== SET PROBLEM ==
Copy out exactly the lines spanning the line with "Rebuild this chart as a Python script, using matplotlib." to the line with "plt.rcParams['font.family'] = ['Lato', 'DejaVu", inclusive, from the data underneath, with no pictures.

== GIVEN RECORDS ==
-- -- --
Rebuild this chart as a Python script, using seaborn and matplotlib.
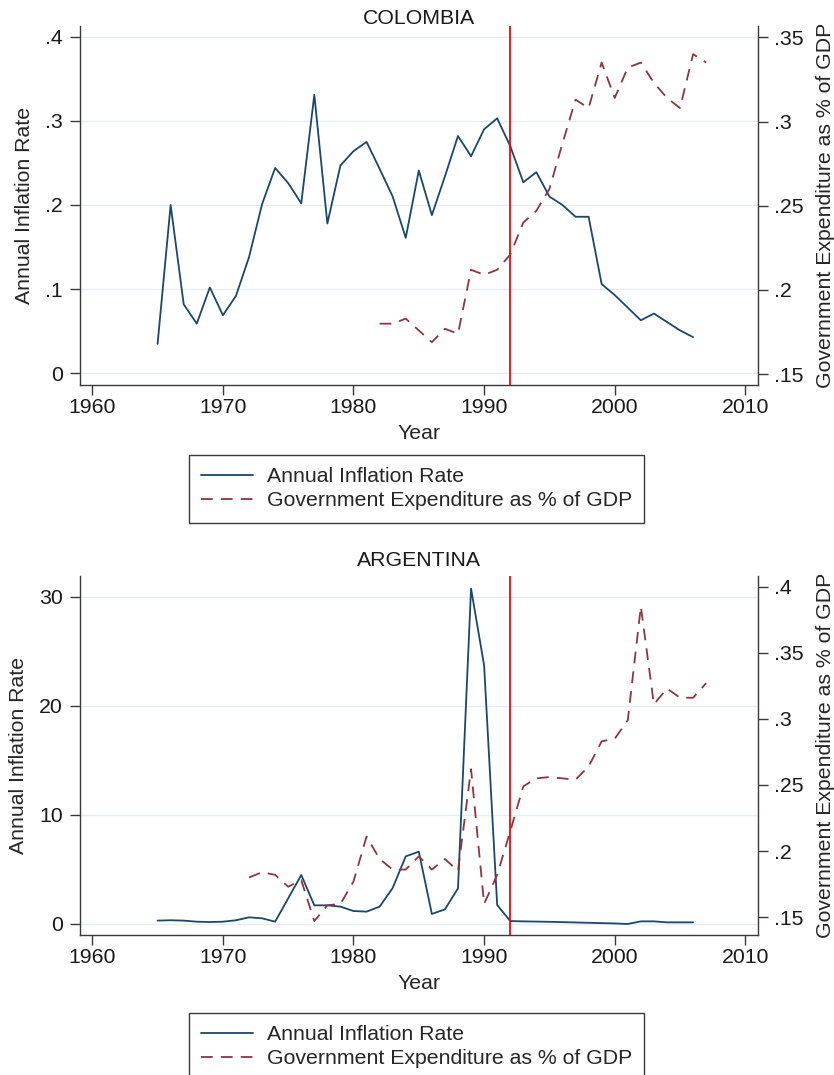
import matplotlib
matplotlib.use("Agg")
import matplotlib.pyplot as plt
import seaborn as sns
import pandas as pd

# ---------------- data ----------------
col_infl_years = list(range(1965, 2007))
col_infl = [0.035, 0.200, 0.082, 0.059, 0.102, 0.069, 0.092, 0.138, 0.201, 0.244,
            0.226, 0.202, 0.331, 0.178, 0.247, 0.264, 0.275, 0.243, 0.210, 0.161,
            0.241, 0.188, 0.234, 0.282, 0.258, 0.290, 0.303, 0.270, 0.227, 0.239,
            0.210, 0.200, 0.186, 0.186, 0.106, 0.093, 0.078, 0.063, 0.071, 0.061,
            0.051, 0.043]
col_gov_years = list(range(1982, 2008))
col_gov = [0.180, 0.180, 0.183, 0.176, 0.169, 0.177, 0.174, 0.212, 0.209, 0.212,
           0.221, 0.240, 0.247, 0.260, 0.287, 0.313, 0.308, 0.335, 0.314, 0.332,
           0.335, 0.323, 0.314, 0.308, 0.340, 0.335]

arg_infl_years = list(range(1965, 2007))
arg_infl = [0.31, 0.34, 0.31, 0.21, 0.18, 0.21, 0.34, 0.61, 0.52, 0.21,
            2.35, 4.49, 1.71, 1.71, 1.59, 1.19, 1.13, 1.59, 3.30, 6.20,
            6.63, 0.92, 1.34, 3.27, 30.75, 23.70, 1.74, 0.27, 0.24, 0.22,
            0.20, 0.17, 0.14, 0.11, 0.08, 0.05, 0.00, 0.24, 0.24, 0.15,
            0.15, 0.15]
arg_gov_years = list(range(1972, 2008))
arg_gov = [0.180, 0.184, 0.182, 0.173, 0.178, 0.147, 0.159, 0.160, 0.177, 0.211,
           0.194, 0.186, 0.186, 0.196, 0.186, 0.194, 0.185, 0.262, 0.160, 0.182,
           0.215, 0.249, 0.255, 0.256, 0.255, 0.254, 0.264, 0.283, 0.285, 0.299,
           0.385, 0.311, 0.323, 0.316, 0.316, 0.327]

reform_year = 1992
x_ticks = [1960, 1970, 1980, 1990, 2000, 2010]
col_left_ticks = [0, 0.1, 0.2, 0.3, 0.4]
col_left_labels = ["0", ".1", ".2", ".3", ".4"]
col_right_ticks = [0.15, 0.2, 0.25, 0.3, 0.35]
col_right_labels = [".15", ".2", ".25", ".3", ".35"]
arg_left_ticks = [0, 10, 20, 30]
arg_left_labels = ["0", "10", "20", "30"]
arg_right_ticks = [0.15, 0.2, 0.25, 0.3, 0.35, 0.4]
arg_right_labels = [".15", ".2", ".25", ".3", ".35", ".4"]

infl_label = "Annual Inflation Rate"
gov_label = "Government Expenditure as % of GDP"

# ---------------- style ----------------
sns.set_style("white")
plt.rcParams["font.family"] = ["Liberation Sans", "DejaVu Sans"]

NAVY = "#1a476f"
MAROON = "#90353b"
SPINE = "#3a3a3a"
GRID = "#e6eef0"
FS = 15.3

W, H = 834, 1075
fig = plt.figure(figsize=(W / 100, H / 100), dpi=100)


def px_axes(x0, y0, x1, y1):
    return fig.add_axes([x0 / W, 1 - y1 / H, (x1 - x0) / W, (y1 - y0) / H])


def panel(ax, title, title_y, iy, ix, gy, gx, lt, ll, rt, rl, lylim, rylim, legend_top):
    df_i = pd.DataFrame({"Year": ix, "v": iy})
    df_g = pd.DataFrame({"Year": gx, "v": gy})
    ax.set_xlim(1959.06, 2010.97)
    ax.set_ylim(*lylim)
    ax.set_yticks(lt, ll)
    ax.set_xticks(x_ticks, [str(t) for t in x_ticks])
    for t in lt:
        ax.axhline(t, color=GRID, lw=1.0, zorder=0)
    sns.lineplot(data=df_i, x="Year", y="v", ax=ax, color=NAVY, lw=1.3, legend=False)
    infl_line = ax.get_lines()[-1]
    ax.axvline(reform_year, color="red", lw=1.3, zorder=5)
    ax2 = ax.twinx()
    sns.lineplot(data=df_g, x="Year", y="v", ax=ax2, color=MAROON, lw=1.3,
                 linestyle="--", legend=False)
    gov_line = ax2.get_lines()[-1]
    gov_line.set_dashes([6.5, 4.5])
    ax2.set_ylim(*rylim)
    ax2.set_yticks(rt, rl)
    ax2.set_xlim(1959.06, 2010.97)

    ax.set_xlabel("Year", fontsize=FS, labelpad=5)
    ax.set_ylabel(infl_label, fontsize=FS, labelpad=8)
    ax2.set_ylabel(gov_label, fontsize=FS, labelpad=9)
    fig.text(419 / W, 1 - title_y / H, title, fontsize=FS, ha="center",
             va="center", color="#1a1a1a")

    for a in (ax, ax2):
        for s in a.spines.values():
            s.set_color(SPINE)
            s.set_linewidth(1.0)
        a.spines["top"].set_visible(False)
        a.tick_params(axis="both", direction="out", length=7.2, width=1.0,
                      color=SPINE, labelsize=FS, labelcolor="#1a1a1a")
    ax.tick_params(axis="y", pad=5, left=True)
    ax.tick_params(axis="x", pad=2, bottom=True)
    ax2.tick_params(axis="y", pad=4, right=True)
    ax.spines["right"].set_visible(False)
    ax2.spines["left"].set_visible(False)
    ax2.spines["bottom"].set_visible(False)

    fig.legend([infl_line, gov_line], [infl_label, gov_label],
               loc="upper left", bbox_to_anchor=(188.5 / W, 1 - legend_top / H),
               bbox_transform=fig.transFigure, borderaxespad=0,
               fontsize=FS, handlelength=2.45, handletextpad=0.66,
               labelspacing=0.24, borderpad=0.58, frameon=True, fancybox=False,
               edgecolor=SPINE, framealpha=1)


ax_top = px_axes(80, 26, 758, 385)
panel(ax_top, "COLOMBIA", 19, col_infl, col_infl_years, col_gov, col_gov_years,
      col_left_ticks, col_left_labels, col_right_ticks, col_right_labels,
      (-0.0139, 0.4127), (0.1436, 0.3567), 455)

ax_bot = px_axes(80, 576, 758, 935)
panel(ax_bot, "ARGENTINA", 560, arg_infl, arg_infl_years, arg_gov, arg_gov_years,
      arg_left_ticks, arg_left_labels, arg_right_ticks, arg_right_labels,
      (-1.01, 31.9), (0.1365, 0.4081), 1013)

fig.savefig("out.png", dpi=100)
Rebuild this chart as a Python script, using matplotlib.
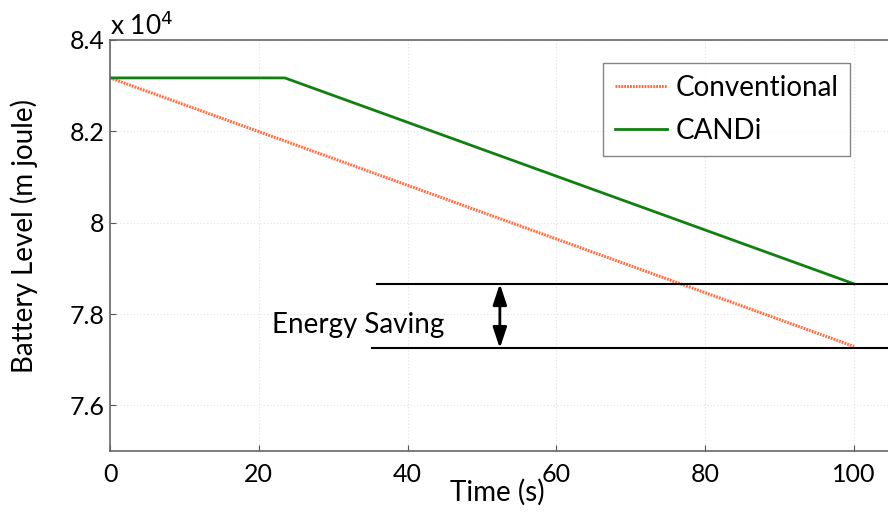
import matplotlib
matplotlib.use("Agg")
import matplotlib.pyplot as plt

plt.rcParams['font.family'] = ['Lato', 'DejaVu Sans']

# Data (values in units of 1e4 m joule)
time_conv = [0, 100]
conventional = [8.317, 7.729]
time_candi = [0, 23.5, 100]
candi = [8.317, 8.317, 7.866]
x_ticks = [0, 20, 40, 60, 80, 100]
y_ticks = [7.6, 7.8, 8.0, 8.2, 8.4]
y_tick_labels = ['7.6', '7.8', '8', '8.2', '8.4']
saving_upper = 7.866
saving_lower = 7.725

W, H = 888, 515
fig = plt.figure(figsize=(W / 100, H / 100), dpi=100)
ax = fig.add_axes([110 / W, 64 / H, 1 - 110 / W, 411 / H])

ax.set_xlim(0, 104.57)
ax.set_ylim(7.5, 8.4)

ax.plot(time_conv, conventional, color='#ff6f3f', lw=2.2,
        linestyle=(0, (0.6, 0.35)), label='Conventional')
ax.plot(time_candi, candi, color='#108010', lw=2, label='CANDi')

# Energy saving annotation
ax.plot([35.9, 104.57], [saving_upper, saving_upper], color='black', lw=1.5, clip_on=False)
ax.plot([35.2, 104.57], [saving_lower, saving_lower], color='black', lw=1.5, clip_on=False)
ax.annotate('', xy=(52.4, saving_upper), xytext=(52.4, saving_lower),
            arrowprops=dict(arrowstyle='<|-|>,head_length=0.9,head_width=0.3',
                            color='black', lw=2, mutation_scale=14,
                            shrinkA=0, shrinkB=0))
ax.text(33.4, 7.775, 'Energy Saving', fontsize=20, ha='center', va='center')

ax.set_xticks(x_ticks)
ax.set_yticks(y_ticks)
ax.set_yticklabels(y_tick_labels)
ax.tick_params(direction='in', length=4, labelsize=18, colors='#555555',
               labelcolor='black', top=False, right=False)
ax.tick_params(axis='x', pad=9)
ax.tick_params(axis='y', pad=4)
ax.grid(True, color='#e2e2e2', linestyle=(0, (1, 2)), lw=0.8)

for side in ['left', 'bottom', 'top']:
    ax.spines[side].set_color('#666666')
    ax.spines[side].set_linewidth(1.2)
ax.spines['right'].set_visible(False)

ax.set_xlabel('Time (s)', fontsize=20)
ax.xaxis.set_label_coords((497 - 110) / 778, -(479 - 451) / 411)
ax.set_ylabel('Battery Level (m joule)', fontsize=20)
ax.yaxis.set_label_coords(-(110 - 38) / 778, (451 - 236) / 411)

fig.text(110 / W, 1 - 26 / H, r'x 10$^{4}$', fontsize=19, ha='left', va='center')

leg = ax.legend(loc='upper left',
                bbox_to_anchor=(603 / W, 1 - 63 / H), bbox_transform=fig.transFigure,
                borderaxespad=0,
                fontsize=20, frameon=True, fancybox=False, handlelength=1.87,
                borderpad=0.43, labelspacing=0.6, handletextpad=0.3)
leg.get_frame().set_edgecolor('#666666')
leg.get_frame().set_linewidth(1.0)

fig.savefig('out.png', dpi=100)
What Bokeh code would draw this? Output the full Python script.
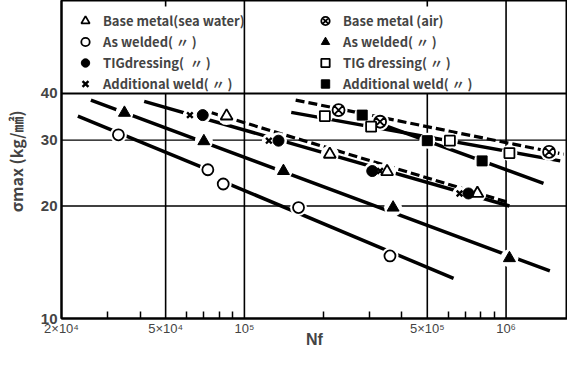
from bokeh.plotting import figure
from bokeh.models import FixedTicker, Legend, LegendItem, Range1d
from bokeh.embed import file_html
from bokeh.resources import INLINE

# ---------------- data ----------------
# sea water
bm_sea_n = [8.55e4, 2.12e5, 3.51e5, 7.77e5]
bm_sea_s = [34.8, 27.5, 24.7, 21.6]
aw_sea_n = [3.3e4, 7.25e4, 8.3e4, 1.61e5, 3.6e5]
aw_sea_s = [31.0, 25.0, 22.9, 19.8, 14.7]
tig_sea_n = [6.93e4, 1.35e5, 3.08e5, 7.18e5]
tig_sea_s = [35.0, 29.9, 24.8, 21.6]
add_sea_n = [6.19e4, 1.24e5, 3.3e5, 6.64e5]
add_sea_s = [35.0, 29.9, 24.8, 21.6]
# air
bm_air_n = [2.29e5, 3.3e5, 1.46e6]
bm_air_s = [36.1, 33.6, 27.9]
aw_air_n = [3.48e4, 7.0e4, 1.41e5, 3.7e5, 1.03e6]
aw_air_s = [35.5, 29.8, 24.8, 19.8, 14.5]
tig_air_n = [2.03e5, 3.05e5, 6.1e5, 1.03e6]
tig_air_s = [34.8, 32.6, 29.9, 27.7]
add_air_n = [2.82e5, 5.0e5, 8.1e5]
add_air_s = [35.0, 29.9, 26.4]

# fitted S-N lines (start / end of each line)
solid_n0 = [2.59e4, 2.31e4, 8.6e4, 4.14e4, 1.51e5, 3.45e5]
solid_n1 = [1.47e6, 7.25e4, 6.3e5, 1.03e6, 1.61e6, 1.39e6]
solid_s0 = [38.4, 34.8, 23.0, 38.1, 35.6, 32.8]
solid_s1 = [13.4, 25.0, 12.8, 20.0, 26.4, 23.0]
dash_n0 = [7.5e4, 1.57e5]
dash_n1 = [1.03e6, 1.66e6]
dash_s0 = [35.5, 38.4]
dash_s1 = [20.4, 27.5]

# axes
x_lo, x_hi = 2e4, 1.717e6
y_lo, y_hi = 10, 70.9
x_ticks = [2e4, 5e4, 1e5, 5e5, 1e6]
x_tick_labels = ["2×10⁴", "5×10⁴", "10⁵", "5×10⁵", "10⁶"]
x_minor = [3e4, 4e4, 6e4, 7e4, 8e4, 9e4, 2e5, 3e5, 4e5, 6e5, 7e5, 8e5, 9e5]
top_ticks = [5e4, 5e5]
y_ticks = [10, 20, 30, 40]
y_tick_labels = ["10", "20", "30", "40"]
grid_short_x = [5e4, 5e5]
grid_long_x = [1e5, 1e6]
grid_y = [20, 30]
legend_box_y = 40

FONT = "Noto Sans CJK JP"
LFONT = "Liberation Sans"
FRAME_W, FRAME_H = 506, 318

p = figure(frame_width=FRAME_W, frame_height=FRAME_H, x_axis_type="log", y_axis_type="log",
           x_range=Range1d(x_lo, x_hi), y_range=Range1d(y_lo, y_hi),
           output_backend="svg", toolbar_location=None,
           min_border_left=54, min_border_right=0, min_border_top=0, min_border_bottom=0)
p.xgrid.visible = False
p.ygrid.visible = False
p.outline_line_color = "black"
p.outline_line_width = 2
p.background_fill_color = "white"
p.border_fill_color = "white"

# axes
xa = p.xaxis[0]
xa.ticker = FixedTicker(ticks=x_ticks, minor_ticks=x_minor)
xa.major_label_overrides = {t: l for t, l in zip(x_ticks, x_tick_labels)}
xa.major_tick_in = 0
xa.major_tick_out = 0
xa.minor_tick_in = 7
xa.minor_tick_out = 0
xa.minor_tick_line_width = 1.5
xa.axis_line_width = 2
xa.major_label_text_font = LFONT
xa.major_label_text_font_size = "13px"
xa.major_label_standoff = 2
xa.axis_label = "Nf"
xa.axis_label_text_font = LFONT
xa.axis_label_text_font_size = "16px"
xa.axis_label_text_font_style = "bold"
xa.axis_label_standoff = -8

ya = p.yaxis[0]
ya.ticker = FixedTicker(ticks=y_ticks, minor_ticks=[])
ya.major_label_overrides = {t: l for t, l in zip(y_ticks, y_tick_labels)}
ya.major_tick_in = 0
ya.major_tick_out = 0
ya.axis_line_width = 2
ya.major_label_text_font = LFONT
ya.major_label_text_font_style = "bold"
ya.major_label_text_font_size = "15px"
ya.major_label_standoff = 4
ya.axis_label = "σmax  (kg/㎟)"
ya.axis_label_text_font = FONT
ya.axis_label_text_font_size = "16px"
ya.axis_label_text_font_style = "bold"
ya.axis_label_standoff = 10

# short inward ticks on the top edge (6 px long)
px_per_decade = FRAME_H / 0.8506
top_tick_end = y_hi * 10 ** (-6 / px_per_decade)
p.segment(x0=top_ticks, x1=top_ticks, y0=[y_hi] * len(top_ticks),
          y1=[top_tick_end] * len(top_ticks), line_color="black", line_width=1.6)

# grid lines
p.segment(x0=grid_short_x, x1=grid_short_x, y0=[y_lo] * len(grid_short_x),
          y1=[legend_box_y] * len(grid_short_x), line_color="black", line_width=1.6)
p.segment(x0=grid_long_x, x1=grid_long_x, y0=[y_lo] * len(grid_long_x),
          y1=[y_hi] * len(grid_long_x), line_color="black", line_width=1.6)
p.segment(x0=[x_lo] * len(grid_y), x1=[x_hi] * len(grid_y), y0=grid_y, y1=grid_y,
          line_color="black", line_width=1.4)
p.segment(x0=[x_lo], x1=[x_hi], y0=[legend_box_y], y1=[legend_box_y],
          line_color="black", line_width=2)

# S-N lines
p.segment(x0=solid_n0, x1=solid_n1, y0=solid_s0, y1=solid_s1,
          line_color="black", line_width=3.5)
p.segment(x0=dash_n0, x1=dash_n1, y0=dash_s0, y1=dash_s1,
          line_color="black", line_width=3.2, line_dash="9 4")

series = [
    (bm_sea_n, bm_sea_s, "triangle", 12, "white", 1.8, "Base metal(sea water)"),
    (aw_sea_n, aw_sea_s, "circle", 11, "white", 1.8, "As welded( 〃 )"),
    (tig_sea_n, tig_sea_s, "circle", 11, "black", 1.0, "TIGdressing(  〃 )"),
    (add_sea_n, add_sea_s, "x", 8, "black", 2.4, "Additional weld( 〃 )"),
    (bm_air_n, bm_air_s, "circle_x", 12, "white", 1.8, "Base metal (air)"),
    (aw_air_n, aw_air_s, "triangle", 12, "black", 1.0, "As welded( 〃 )"),
    (tig_air_n, tig_air_s, "square", 10, "white", 1.8, "TIG dressing( 〃 )"),
    (add_air_n, add_air_s, "square", 10, "black", 1.0, "Additional weld( 〃 )"),
]

# white halos that break the lines around the markers
for n, s, m, size, fill, lw, lab in series:
    p.scatter(n, s, marker="circle", size=size + 6, fill_color="white", line_color=None)

renderers = []
for n, s, m, size, fill, lw, lab in series:
    r = p.scatter(n, s, marker=m, size=size, fill_color=fill, line_color="black", line_width=lw)
    renderers.append((lab, r))


def make_legend(items, loc):
    return Legend(items=[LegendItem(label=l, renderers=[r]) for l, r in items], location=loc,
                  orientation="vertical", glyph_width=24, glyph_height=21, label_height=13,
                  spacing=0, padding=0, margin=0, label_standoff=6,
                  border_line_alpha=0, background_fill_alpha=0,
                  label_text_font=FONT, label_text_font_size="13px",
                  label_text_font_style="bold")


p.add_layout(make_legend(renderers[:4], (12, 224)))
p.add_layout(make_legend(renderers[4:], (252, 224)))

open("out.html", "w").write(file_html(p, INLINE))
-- -- --
== TASK ANSWER ==
Rebuild this chart as a Python script, using matplotlib.
import matplotlib
matplotlib.use("Agg")
import matplotlib.pyplot as plt

plt.rcParams['font.family'] = ['Lato', 'DejaVu Sans']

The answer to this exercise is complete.